Temor justificado, porque este devenir estimula cómo ya lo dije y lo repito, la cosquilla de la duda y la sospecha:

Dudar.
Dudar de mi mismo.

Dudar incluso de la duda de mi mismo.

Dudar de todo. Dudar incluso, de la duda de todo”.

Son los versos de algún poeta que en cierta ocasión descubrí casi por equivocación hace algunos años,  que hoy resuenan como el eco de un ayer que se confabula con él presente a fuerza de recordarlo, no desde la ingenuidad de la repetición absurda, sino desde el deseo de cambiar, no lo ocurrido que es humo, sino lo que deseo que pueda ser, no como posibilidad, sino sólo como es, en la suficiencia del ser mismo.

Curiosamente al intentar terminar estas líneas me descubrí de pronto volviendo sobre mis pasos, es decir, sobre todas esas palabras que se quedaron a medio escribir, archivos que al abrir esperan entre la desesperación del parpadeo del puntero, a que al fin me decida a ponerles el punto final, pero no, no he de volver sobre ellas, así han de quedarse, porque retomarlas sería volver a lo mismo, a eso que ya no estoy dispuesto, sería dejarme arrastrar de nuevo por el desbarrancadero de la incertidumbre, dónde por única respuesta sólo encontraré más incertidumbre.
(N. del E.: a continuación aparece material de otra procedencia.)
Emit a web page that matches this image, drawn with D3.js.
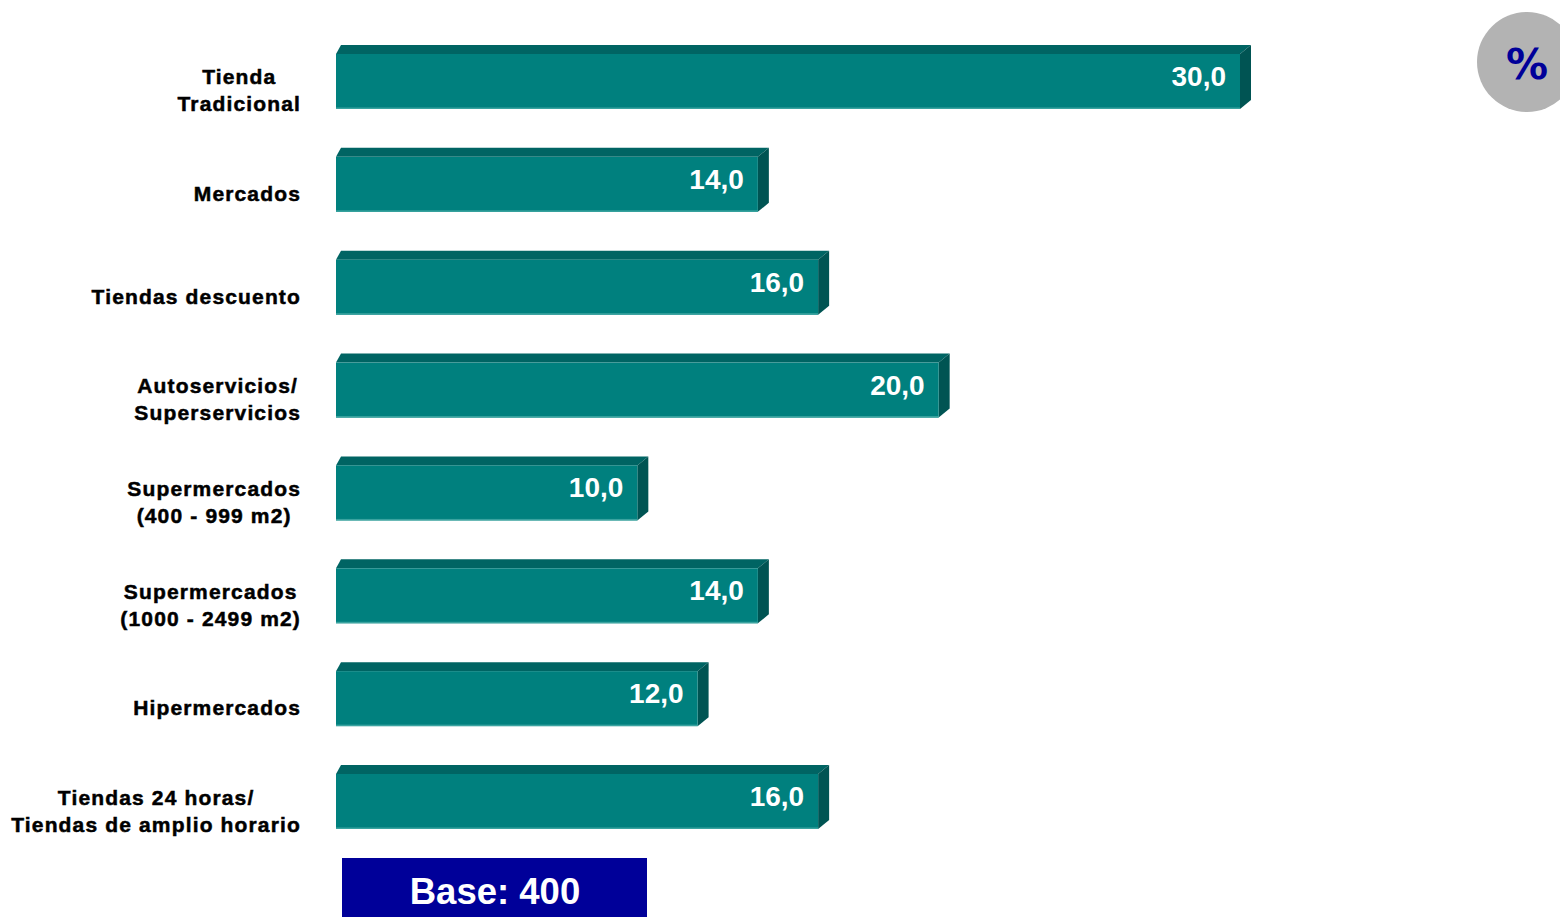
<!DOCTYPE html>
<html>
<head>
<meta charset="utf-8">
<script src="https://cdn.jsdelivr.net/npm/d3@7"></script>
<style>
  html, body { margin: 0; padding: 0; background: #ffffff; }
  svg { display: block; }
</style>
</head>
<body>
<svg id="chart" width="1560" height="917"></svg>
<script>
// Store formats, share of outlets (%)
const categories = [
  ["Tienda", "Tradicional"],
  ["Mercados"],
  ["Tiendas descuento"],
  ["Autoservicios/", "Superservicios"],
  ["Supermercados", "(400 - 999 m2)"],
  ["Supermercados", "(1000 - 2499 m2)"],
  ["Hipermercados"],
  ["Tiendas 24 horas/", "Tiendas de amplio horario"]
];
const values = [30.0, 14.0, 16.0, 20.0, 10.0, 14.0, 12.0, 16.0];
const baseText = "Base: 400";
const unitText = "%";

const svg = d3.select("#chart");
const ids = categories.map((c, i) => i);

const x = d3.scaleLinear().domain([0, 30]).range([336, 1240]);
const y = d3.scaleBand().domain(ids).range([54, 829]).paddingInner(0.4653).paddingOuter(0);

const depthX = 11, depthY = 9;
const fmt = v => d3.format(".1f")(v).replace(".", ",");

const bars = svg.append("g").selectAll("g.bar")
  .data(values.map((v, i) => ({ v, i })))
  .join("g").attr("class", "bar");

// top face
bars.append("path")
  .attr("fill", "#006463")
  .attr("d", d => {
    const x0 = x(0), x1 = x(d.v), y0 = y(d.i);
    return `M${x0},${y0} L${x0 + 5},${y0 - depthY} L${x1 + depthX},${y0 - depthY} L${x1},${y0} Z`;
  });
// side face
bars.append("path")
  .attr("fill", "#005453")
  .attr("d", d => {
    const x1 = x(d.v), y0 = y(d.i), h = y.bandwidth();
    return `M${x1},${y0} L${x1 + depthX},${y0 - depthY} L${x1 + depthX},${y0 + h - depthY} L${x1},${y0 + h} Z`;
  });
// front face
bars.append("rect")
  .attr("fill", "#00807e")
  .attr("x", x(0))
  .attr("y", d => y(d.i))
  .attr("width", d => x(d.v) - x(0))
  .attr("height", y.bandwidth());
// thin light edge at the bottom of the front face
bars.append("rect")
  .attr("fill", "#3aa3a0")
  .attr("x", x(0))
  .attr("y", d => y(d.i) + y.bandwidth() - 1.5)
  .attr("width", d => x(d.v) - x(0))
  .attr("height", 1.5);

// value labels
bars.append("text")
  .attr("x", d => x(d.v) - 14)
  .attr("y", d => y(d.i) + y.bandwidth() / 2 - 5)
  .attr("text-anchor", "end")
  .attr("dominant-baseline", "central")
  .attr("fill", "#ffffff")
  .attr("font-family", "Liberation Sans, Arial, sans-serif")
  .attr("font-weight", "bold")
  .attr("font-size", 28)
  .text(d => fmt(d.v));

// category labels: centred multi-line blocks, right edge at x = 301
const labelRight = 301, lineH = 27;
const labels = svg.append("g")
  .attr("font-family", "Liberation Sans, Arial, sans-serif")
  .attr("font-weight", "bold")
  .attr("font-size", 21)
  .attr("fill", "#000000")
  .attr("stroke", "#000000")
  .attr("stroke-width", 0.5);

categories.forEach((lines, i) => {
  const g = labels.append("g");
  const cy = y(i) + y.bandwidth() / 2 + 9;
  const texts = lines.map((t, k) => g.append("text")
    .attr("y", cy + (k - (lines.length - 1) / 2) * lineH)
    .attr("dominant-baseline", "central")
    .attr("text-anchor", "middle")
    .attr("letter-spacing", 1.15)
    .text(t));
  const w = d3.max(texts, t => t.node().getComputedTextLength());
  texts.forEach(t => t.attr("x", labelRight - w / 2));
});

// unit badge
svg.append("circle").attr("cx", 1527).attr("cy", 62).attr("r", 50).attr("fill", "#b3b3b3");
svg.append("text")
  .attr("x", 1527).attr("y", 64)
  .attr("text-anchor", "middle").attr("dominant-baseline", "central")
  .attr("font-family", "DejaVu Sans, sans-serif").attr("font-weight", "bold")
  .attr("font-size", 42).attr("fill", "#000099")
  .text(unitText);

// sample base box
svg.append("rect").attr("x", 342).attr("y", 858).attr("width", 305).attr("height", 70).attr("fill", "#000099");
svg.append("text")
  .attr("x", 495).attr("y", 891)
  .attr("text-anchor", "middle").attr("dominant-baseline", "central")
  .attr("font-family", "Liberation Sans, Arial, sans-serif").attr("font-weight", "bold")
  .attr("font-size", 36.5).attr("fill", "#ffffff")
  .text(baseText);
</script>
</body>
</html>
Hoy quiero escribir nuevas historias, darle la vuelta a la vacuidad de añoranza y reconciliarme con la plenitud, con lo que tengo, qué es sin dudar, lo mejor que he tenido y que tendré, más allá de la emoción del efectismo, con la certeza del saber mismo, ese que no requiere de explicaciones ni miramientos, aquel que no necesita de explicaciones, porque la realidad de su certeza es al mismo tiempo su mejor evidencia.

Sí, ya sé que nos descubrimos en los otros, sé también que en ocasiones a pesar de nuestros esfuerzos terminamos al fin por caer en lo mismo -en los espirales- llevando a cuestas los lastres de lo que no tuvimos, de la falta, pero también, el de los excesos; sé también que la ignorancia se confunde con felicidad, que la verdad escondida en la jarra de Pandora, en apariencia, más que ayudar puede confundirnos, porque nos obliga a ser sinceros, así como la imagen sin parpado y siempre fija, que es la esencia del espejo.

Estas líneas hablan de mí, hablan de una madre y un padre que dieron sin apenas dar, hablan de da la competencia y del abandono, hablan de la violencia y la búsqueda de lo que no llego e invente, hablan de las perdidas y las ganancias secundarias, hablan del síntoma y la negación, hablan del deseo y la frustración del mismo, hablan de lo que fui, de lo que soy, pero también de lo que intento ser, hablan también del encuentro inesperado, esa luz de la esperanza que moviliza, hablan también de la reconciliación, del “ ya no quiero eso” y lo que haré para evitarlo, hablan de ese: “me parece qué” que me asusta pero me lleva a descubrir, hablan de los compañeros de viaje que se marcharon, algunos para no volver, pero también de los que se quedaron, habla de ellos, hablan de ti, hablan de nosotros, hablan de mí que soy la suma de esto y más, hablan del futuro, y de aquellos que vienen a mí para hablarme de ellos, hablan del niño olvidado, el adolecente que fui, y mi presente, hablan del análisis sus estragos y su re-significación. Hablan de Ignacio versus Ignatius, hablan de: uno más que muerde el polvo.

Hablan pues, de escupir las cadenas.